Greg is happy with the new vision of the club and the direction they are going, including promoting hockey to more women and building a stronger volunteer base. The dictionary defines volunteering as “acting or done willingly and without constraint or expectation of reward”. Well I think this describes Greg and his fellow volunteers to a T.
Neighbour Profile – June 2015
The Ballantyne Family
When Don Mills was first established in the early 50s, most of the community was comprised of growing or soon-to-be growing families. Don Mills was and is close knit. You could see it in the street parties, impromptu road hockey games or community projects. That feeling has never changed. The Ballantyne family reflects a lot of the spirit and activity that was and still is, the Don Mills established over 50 years ago.
Rob Ballantyne had spent his early years attending Overland school before the family moved to Montreal and then moving to Scarborough for his teen years. Sarah was raised in London Ontario before she and Rob settled in Don Mills in the winter of 99.
Sarah and Rob have three boys who all attend school in Don Mills. Mark is in high school, Ben is at the middle school, and Sam is a senior at Greenland public school. All three boys have played hockey for DMCHL starting at the age of six (Ben now plays for North Toronto).
The Ballantynes love Don Mills. It has retained its strong sense of community. It feels safe. The boys can go to school from JK – grade 12 all within walking distance and everyone knows everyone.
Rob works from home as a storyboard artist for the film industry allowing him to walk his boys to school (well Sam only these days) and be there for them after school. Sarah works downtown and has been involved with the Don Mills
community since they moved here. She was involved in discussions to build the Green Belt playground and the Don Mills pond beside the DVP. She then volunteered for the DMRI as an area coordinator and has now taken on a role as the Chair for the student council at Greenland public school. Needless to say, between work, kids and her volunteering efforts, she has little time to spare!
If you do by chance drive by the Ballantyne’s on any given day, you’ll be likely to see a scene that could have been pulled directly from the Don Mills of yesteryear. That impromptu hockey game still erupts into action with cries of “Car!!!” to halt the game. Mark, Ben and Sam can also be seen in those early morning and late evening treks to and from the local school. They say that the more things change, the more they stay the same. The Ballantyne family is certainly doing their part!

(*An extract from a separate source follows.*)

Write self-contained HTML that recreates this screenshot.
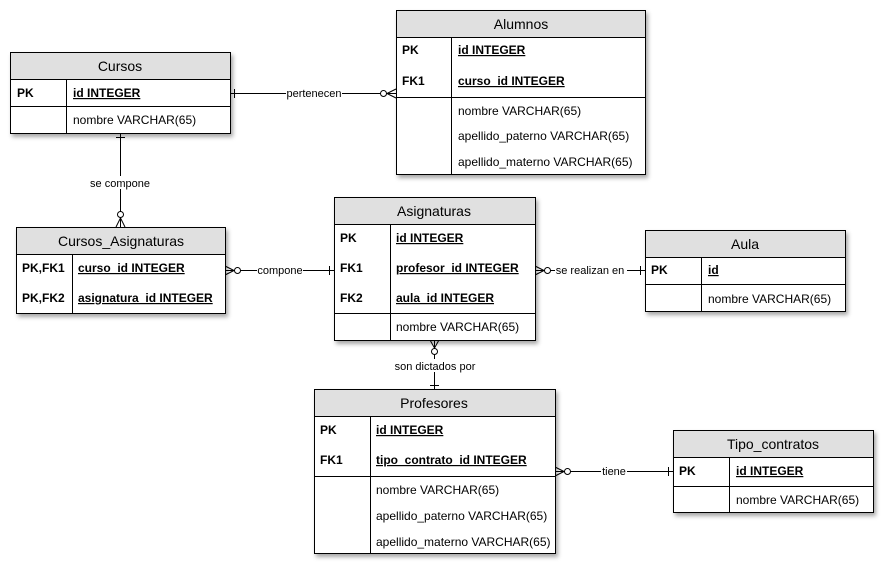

Neighbour Profile – March 2015
Yolanda Brockington’s Yearbooks
I am a kindergarten teacher at Norman Ingram Public School on Duncairn Road and it is my pleasure to recognize a remarkable member of the Don Mills community. For each of the past 10 years a beautiful yearbook has been produced for the Senior Kindergarten students in my class. This yearbook would not be possible without the contributions of a gracious volunteer, Yolanda Brockington. Over the course of the school year Yolanda carefully assembles the children’s work which has been collected for each book, and produces a treasure which all the children truly cherish. One would think that after 10 years and some 300 books (each 20 pages in length)Yolanda would be ready to take a break, but that is not the case. She still continues to produce the wonderful yearbooks for my class.

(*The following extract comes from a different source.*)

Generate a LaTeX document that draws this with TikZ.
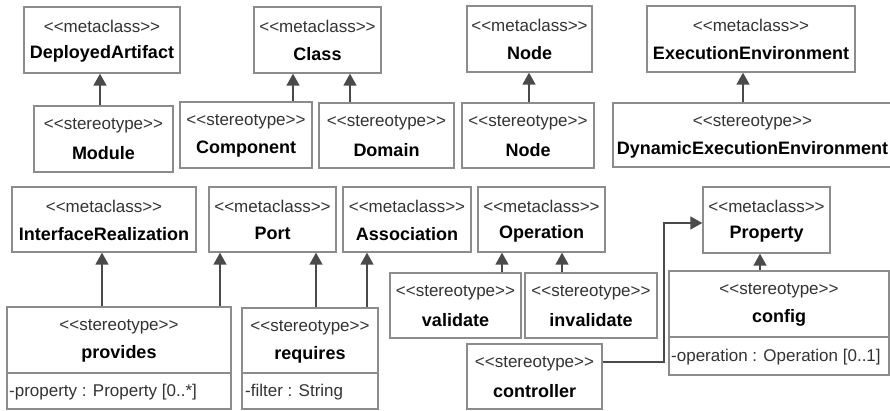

Like many residents of the Don Mills community, Yolanda established her roots many years ago. In 1967 she moved into the Mallow Road quadrant of Don Mills with her husband Robert. They raised two children, Kelly and Scott, who attended the local schools. Yolanda worked as a teaching assistant and a primary school teacher for the TDSB and its predecessor, the North York School Board, before retiring in 2004.
Yolanda’s daughter and her partner, Sean, have two children who attend Norman Ingram Public School. Reegan and Graeme are seen with their grandmother in the accompanying picture holding their yearbooks.
Yolanda now lives in the Hemingway Condominium which she moved into in Dec 2005.
Thank you Yolanda for the countless hours you have spent preparing these beautiful books. I trust you know they will be a keepsake forever.
Sandra Campbell (Kindergarten Teacher
– Norman Ingram Public School)’
Neighbour Profile – December 2014
Edie, Original Homeowner
I’ve always known that Don Mills is a special place. More than just beautiful homes and trees, it was always the people who lived here that truly made it wonderful. In our ongoing neighbour-hood profile highlighting ‘Remarkable Residents’, we are featuring an original – she is an original in many ways.
Edie and her family moved to Don Mills in 1955. The yards were still muddy and the plentiful trees were tall but very slender. It seemed like a good community to raise their three small children Sandi, Nancy and Beverly.
The Greenland Public School was just built, and very conveniently close to their family home. The girls walked to school each day. The Don Mills High School opened in 1959 and Edie’s eldest daughter Sandi, was in the first graduating class.
Edie speaks fondly of those early days in Don Mills, playing bridge with the neighbours, while their kids slept in their own beds, and parents would check in on them occasionally. Even now, she and her daughters refer to the different houses according to who used to live there years ago… “Oh that’s Kit Carson’s home, or that’s Jack’s place.” Funny – they’ve been gone from the neighbourhood for 20 years, and it’s still “their” home??
Edie has been driving since she was 13. She has promised her daughters that she will give up driving in December when she turns 91. (She’s very quick to mention that she can still drive with no problem but states that, “there’s just too many cars on the road now.”)
She earned her pilot’s licence when she was 45, and flew until she was 70. After working in an advertising agency for 23 years she reluctantly retired at 75 but often says she would still like to be working.
Edie – Thank You for being our first ‘Remarkable Resident’. We all wish you a happy 91st birthday.